Thinking about a loved one’s illness “definitely takes an effect on you,” he said. “But I think overall, there was a lot of stuff with our team that we should have (handled) better.
“We should have handled the adversity better. We were put into a hole many times. We should have figured out ways to bounce back and get out of that hole.”
While considering entering the NFL draft, he was told by an NFL panel that that he would have been “anywhere from the third quarterback, from the late second (round) to the fifth or sixth,” he said. That’s quite a range, but Hogan also thought there were many reasons to come back to school. For one, he and his teammates hadn’t met their objectives. Now, there’s one more chance.

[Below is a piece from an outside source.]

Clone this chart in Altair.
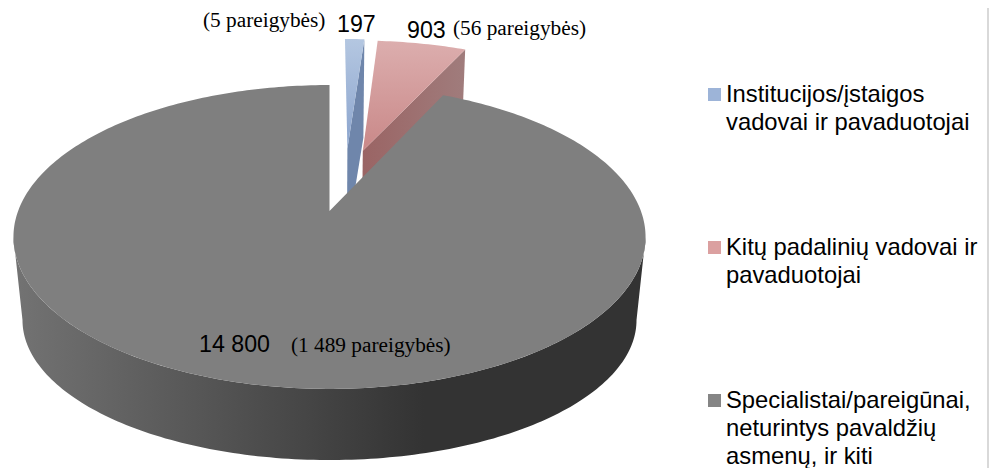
import math
import altair as alt
import pandas as pd

categories = ["Institucijos/įstaigos\nvadovai ir pavaduotojai",
              "Kitų padalinių vadovai ir\npavaduotojai",
              "Specialistai/pareigūnai,\nneturintys pavaldžių\nasmenų, ir kiti"]
values = [197, 903, 14800]
value_labels = ["197", "903", "14 800"]
post_labels = ["(5 pareigybės)", "(56 pareigybės)", "(1 489 pareigybės)"]

K = 0.171
CX = 329.5
TOP = dict(A=311.4, B=147.5, C=211.0)
BOT = dict(A=302.5, B=136.0, C=296.0)
total = sum(values)


def project(plane, u, v):
    w = 1 + K * v
    return CX + plane["A"] * u / w, plane["C"] - plane["B"] * v / w


def arc(plane, a0, a1, ox=0.0, oy=0.0, step=1.0):
    n = max(2, int(abs(a1 - a0) / step) + 1)
    pts = []
    for i in range(n + 1):
        t = math.radians(a0 + (a1 - a0) * i / n)
        pts.append(project(plane, math.sin(t) + ox, math.cos(t) + oy))
    return pts


def poly(pts, fill):
    df = pd.DataFrame({"x": [p[0] for p in pts], "y": [p[1] for p in pts], "o": range(len(pts))})
    return alt.Chart(df).mark_line(fill=fill, strokeWidth=0, strokeOpacity=0, clip=False).encode(
        x=alt.X("x:Q", scale=alt.Scale(domain=[8, 989], nice=False, zero=False), axis=None),
        y=alt.Y("y:Q", scale=alt.Scale(domain=[468, 8], nice=False, zero=False), axis=None),
        order="o:Q",
    )


def grad(c, vertical=True):
    return alt.LinearGradient(
        gradient="linear",
        stops=[alt.GradientStop(color=col, offset=off) for off, col in c],
        x1=0, y1=0, x2=0 if vertical else 1, y2=1 if vertical else 0,
    )


def text(t, x, y, font="Liberation Sans", size=23.2, color="#000000"):
    return alt.Chart(pd.DataFrame({"t": [t]})).mark_text(
        font=font, fontSize=size, color=color, align="left", baseline="alphabetic",
        lineBreak="\n", lineHeight=28,
    ).encode(text="t:N", x=alt.value(x - 8), y=alt.value(y - 8))


a1 = 360 * values[0] / total
a2 = a1 + 360 * values[1] / total

BLUE_OFF = (0.062, 0.4565)
PINK_OFF = (0.115, 0.44)

layers = []

# exploded blue slice
bx, by = BLUE_OFF
t_tip = project(TOP, bx, by)
b_tip = project(BOT, bx, by)
t_edge = arc(TOP, a1, a1, bx, by)[0]
b_edge = arc(BOT, a1, a1, bx, by)[0]
layers.append(poly([t_tip, t_edge, b_edge, b_tip], "#6f86ab"))
layers.append(poly([t_tip] + arc(TOP, 0, a1, bx, by),
                   grad([(0, "#b4c7e1"), (1, "#8ba4cd")])))

# exploded pink slice
px, py = PINK_OFF
t_tip = project(TOP, px, py)
b_tip = project(BOT, px, py)
t_edge = arc(TOP, a2, a2, px, py)[0]
b_edge = arc(BOT, a2, a2, px, py)[0]
layers.append(poly([t_tip, t_edge, b_edge, b_tip],
                   grad([(0, "#9a6464"), (1, "#a07c7c")], vertical=False)))
layers.append(poly([t_tip] + arc(TOP, a1, a2, px, py),
                   grad([(0, "#dcaeae"), (1, "#c98888")])))

# main slice
ext = math.degrees(math.acos(-K))
wall = arc(TOP, ext, 360 - ext) + arc(BOT, 360 - ext, ext)
layers.append(poly(wall, grad([(0, "#737373"), (0.45, "#474747"), (0.65, "#333333"), (1, "#333333")], vertical=False)))
layers.append(poly([project(TOP, 0, 0)] + arc(TOP, a2, 360), "#7f7f7f"))

# border line on the right
layers.append(alt.Chart(pd.DataFrame({"a": [0]})).mark_rule(color="#d9d9d9", strokeWidth=2).encode(
    x=alt.value(980), y=alt.value(0), y2=alt.value(460)))

# value labels
layers.append(text(value_labels[0], 337, 32))
layers.append(text(value_labels[1], 407, 38))
layers.append(text(value_labels[2], 199, 351.5))
serif = "Liberation Serif"
layers.append(text(post_labels[0], 203, 27, serif, 21.3))
layers.append(text(post_labels[1], 453, 35, serif, 21.3))
layers.append(text(post_labels[2], 291, 352, serif, 21.3))

# legend
swatches = ["#9db4d8", "#dba0a0", "#858585"]
sw_y = [94.5, 247.5, 400.5]
tx_y = [102, 255, 408]
for cat, col, sy, ty in zip(categories, swatches, sw_y, tx_y):
    layers.append(alt.Chart(pd.DataFrame({"a": [0]})).mark_square(size=169, color=col, opacity=1).encode(
        x=alt.value(714.5 - 8), y=alt.value(sy - 8)))
    layers.append(text(cat, 726, ty, size=23.8))

chart = alt.layer(*layers).properties(
    width=981, height=460, padding=0, autosize=alt.AutoSizeParams(type="none"),
    background="#ffffff",
).configure_view(stroke=None)

chart.save("out.html", embed_options={"renderer": "svg", "actions": False})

“We definitely have a feeling of urgency,” he said. “We need to take advantage of every second of practice, every second of meetings, wring this place like a sponge and get everything out of it that we can.”
In the offseason, he said, the coaches “made it really hard on us” in skull sessions and spring drills. “We’re ready to handle anything this year.”
Rather than face the stress of starting a master’s program, he decided to lighten his academic load in the spring, allowing him to take just two courses to earn his degree in science, technology and society in the fall quarter.
At this point, Hogan is practically a coach on the field. “He’s very comfortable with everything we’re asking him to do,” head coach David Shaw said. “He’s at the fine-tuning stage right now, the way he finished last year and all the way through spring football, just tweaking and fine-tuning. ... When he plays at a high level, he’s as good as anybody.”
He’s without last year’s leading receiver, Ty Montgomery, but the Cardinal are well stocked in targets for Hogan: from rangy Devon Cajuste (currently nursing an ankle injury) to speedsters like Michael Rector, Francis Owusu and tailback Christian McCaffrey to a quartet of promising tight ends.
Hogan is looking forward to seeing three or even four tight ends on the field at the same time. “If a defense lines up with big bodies, we can split (the tight ends) out,” he said. “If they line up with little bodies, we can run the ball. I’m excited to see what those kinds of packages look like.”
The offensive line, though without tackle Andrus Peat (now in the NFL), is stocked with experienced players. “They’re communicating much better than I’d seen them do last year,” Hogan said. “They feel much more comfortable.”